The collective launched in January as a nonprofit that awards deals to athletes in exchange for completing charity work. It’s offered deals to every football and basketball player, as well as “several” baseball players and one women’s tennis player so far.

In the next six months, Comarda hopes news of the collective can circulate among as many fans as possible, particularly given the renewed interest in Tulane sports.

In the past, Comarda said, “we had an ability to capitalize on some success, and we failed to capture that momentum. I think there’s a real sense of urgency among the Tulane fans and the Tulane administration to capitalize on this.”

Part of that momentum is ensuring the team doesn’t lose top players. The Fear The Wave collective sees itself as a defense mechanism against more prosperous programs’ promises and the collectives that support them. 

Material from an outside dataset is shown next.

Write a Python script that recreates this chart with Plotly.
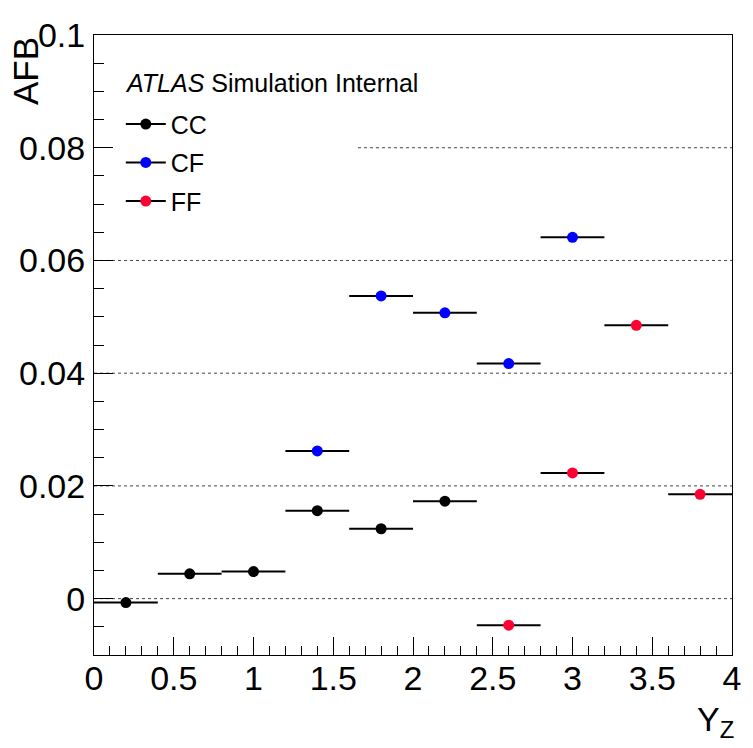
import plotly.graph_objects as go

# ---- data ----
cc_x = [0.2, 0.6, 1.0, 1.4, 1.8, 2.2]
cc_y = [-0.0007, 0.0044, 0.0048, 0.0156, 0.0124, 0.0173]
cf_x = [1.4, 1.8, 2.2, 2.6, 3.0]
cf_y = [0.0262, 0.0537, 0.0507, 0.0417, 0.0641]
ff_x = [2.6, 3.0, 3.4, 3.8]
ff_y = [-0.0047, 0.0223, 0.0485, 0.0185]
bin_half_width = 0.2

series_names = ["CC", "CF", "FF"]
series_colors = ["#000000", "#0000ff", "#ff0033"]

x_tickvals = [0, 0.5, 1, 1.5, 2, 2.5, 3, 3.5, 4]
x_ticktext = ["0", "0.5", "1", "1.5", "2", "2.5", "3", "3.5", "4"]
y_tickvals = [0, 0.02, 0.04, 0.06, 0.08, 0.1]
y_ticktext = ["0", "0.02", "0.04", "0.06", "0.08", "0.1"]
grid_vals = [0, 0.02, 0.04, 0.06, 0.08]

FONT = "Liberation Sans, Arial, Helvetica, sans-serif"

fig = go.Figure()

data = [(cc_x, cc_y), (cf_x, cf_y), (ff_x, ff_y)]
for (xs, ys), name, col in zip(data, series_names, series_colors):
    fig.add_trace(go.Scatter(
        x=xs, y=ys, mode="markers", name=name, showlegend=False,
        marker=dict(color=col, size=11, line=dict(width=0)),
        error_x=dict(type="constant", value=bin_half_width, color="black",
                     thickness=2, width=0),
        cliponaxis=True,
    ))

# legend entries (line + marker icons), one legend per row
legend_keys = ["legend", "legend2", "legend3"]
for name, col, lk in zip(series_names, series_colors, legend_keys):
    fig.add_trace(go.Scatter(
        x=[None], y=[None], mode="lines+markers", name=name, legend=lk,
        line=dict(color="black", width=2),
        marker=dict(color=col, size=11),
        showlegend=True,
    ))

legend_common = dict(
    bgcolor="rgba(0,0,0,0)", borderwidth=0, itemwidth=40,
    font=dict(family=FONT, size=25, color="black"),
    xanchor="left", yanchor="middle", x=0.0420,
)
row_y = [0.8560, 0.7940, 0.7318]

fig.update_layout(
    width=753, height=748, autosize=False,
    margin=dict(l=94, r=16, t=35, b=93, pad=0),
    paper_bgcolor="white", plot_bgcolor="white",
    font=dict(family=FONT, color="black"),
    showlegend=True,
    legend=dict(legend_common, y=row_y[0]),
    legend2=dict(legend_common, y=row_y[1]),
    legend3=dict(legend_common, y=row_y[2]),
    xaxis=dict(
        range=[0, 4], tickvals=x_tickvals, ticktext=x_ticktext,
        ticks="inside", ticklen=18, tickwidth=1, tickcolor="black",
        minor=dict(dtick=0.1, tick0=0, ticks="inside", ticklen=9,
                   tickwidth=1, tickcolor="black", showgrid=False),
        showline=True, linecolor="black", linewidth=1, mirror=True,
        showgrid=False, zeroline=False,
        tickfont=dict(family=FONT, size=34, color="black"),
        ticklabelstandoff=-7,
    ),
    yaxis=dict(
        range=[-0.01, 0.1], tickvals=y_tickvals, ticktext=y_ticktext,
        ticks="inside", ticklen=19, tickwidth=1, tickcolor="black",
        minor=dict(dtick=0.005, tick0=0, ticks="inside", ticklen=10,
                   tickwidth=1, tickcolor="black", showgrid=False),
        showline=True, linecolor="black", linewidth=1, mirror=True,
        showgrid=False, zeroline=False,
        tickfont=dict(family=FONT, size=34, color="black"),
        ticklabelstandoff=1,
    ),
)

# dotted horizontal grid lines (the one under the legend starts after the legend box)
legend_box_right = 0.4137
for gv in grid_vals:
    fig.add_shape(type="line", xref="x domain", yref="y",
                  x0=legend_box_right if gv == 0.08 else 0.0, x1=1.0,
                  y0=gv, y1=gv, layer="below",
                  line=dict(color="#444444", width=1, dash="dot"))

# ATLAS label
fig.add_annotation(
    text="<i>ATLAS</i> Simulation Internal", xref="paper", yref="paper",
    x=0.0460, y=0.9226, xanchor="left", yanchor="middle", showarrow=False,
    font=dict(family=FONT, size=25, color="black"),
)
# axis titles (ROOT-style: right-aligned at the axis ends)
fig.add_annotation(
    text="AFB", xref="paper", yref="paper", x=-0.108, y=1.0,
    xanchor="center", yanchor="top", textangle=-90, showarrow=False,
    font=dict(family=FONT, size=35, color="black"),
)
fig.add_annotation(
    text="Y<sub>Z</sub>", xref="paper", yref="paper", x=1.0, y=-0.07,
    xanchor="right", yanchor="top", showarrow=False, xshift=4,
    font=dict(family=FONT, size=34, color="black"),
)

fig.write_html("out.html")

And even though coaches don’t get NIL deals from collectives, a robust NIL marketplace surrounding a school could influence where a coach decides to take a job. Almost losing Fritz galvanized donors into action, Comarda said.

Instead of getting Mardi Gras throws, the Green Wave program is getting dollars thrown at them to help the Green Wave retain its talent.

“Seeing how Power 5 schools are raiding Group of 5 rosters, it became that much more important for us to build up our collective,” Comarda said.

“Fear The Wave” won’t try to entice future recruits, given NCAA rules. But it will ensure current players are taken care of. 

“We want to put all of our resources toward guys that are proven commodities and use it as a reward for guys who are doing the right thing the right way.”

In the meantime, Fritz will enjoy bringing more exposure to the program as he will serve as grand marshal of Krewe of Endymion’s 2023 Mardi Gras parade. And his team will ride the 21-float Krewe of Freret parade.